Identify Near-Term Improvements
Once you know your objectives and are armed with the insights of the digital audit, it will become evident to you which investments should be made first. In our experience, when a client sees their under performance in certain categories, there is a certain “ouch” factor — no one wants to get beaten by the competition.
However, every digital audit contains good news …
An audit will reveal a number of no-brainers for fixes that need to take place (e.g., building out metadata). It will also be apparent where you may be able to get a quick boost in content (e.g., starting a blog), or in engagement (e.g., posting videos). You may also find ways to quickly meet objectives — even with existing content — like “gating” high value content and asking for the visitor to register to receive the full information (e.g., lead generation), or creating CTAs on important landing pages.
Run Tests by Aligning Digital Tools with Marketing Objectives
Near-term improvements to your website and other digital properties are important in order to show the marketing and executive teams that professionalized digital operations can improve the firm’s marketing and business development.
However, long-term investment and improvements are necessary in order to create lasting, consistent marketing results. Digital audits normally expose opportunities for long-term investments, which could include:
- periodic design, UX, and branding refreshes to your digital assets
- opportunities for strategic thought leadership through content marketing
- opportunities for internal personnel who can help keep your social media presence vibrant and “on message”
- Google Analytics metrics that point the way to strategic changes to your website
- digital campaigns that support specific business development goals
That being said, there is another way to “prove” the value of professionalized digital marketing, notably to the executive suite: running finite, targeted campaigns to support specific marketing goals. For example:
- Do you have a product or service that the sales team has prioritized? If so, are you supporting that team with targeted landing pages, white papers, or case studies that can be easily consumed by your potential customers?

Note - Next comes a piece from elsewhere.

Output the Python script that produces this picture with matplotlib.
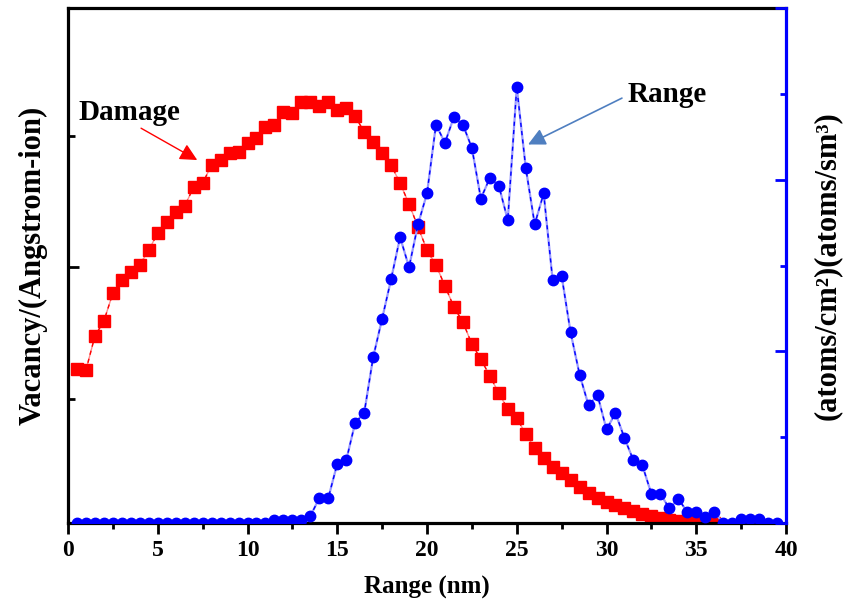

- If one of your executives is regularly appearing before audiences, is she being supported using “digital validation“ techniques? For example, while she is on stage and the audience is tapping into their smartphones, are you directing her audience to digital content that supports your marketing goals and her status as an industry leader?
- Has your paper marketing collateral been transformed into digital content that both supports sales efforts but also improves SEO for your website?
The point is, in addition to working on the “low-hanging fruit” issues that you’ve identified in your digital audit, your team can focus on developing finite digital campaigns and strategies that both achieve your marketing objectives while proving to the company that digital marketing can be effective.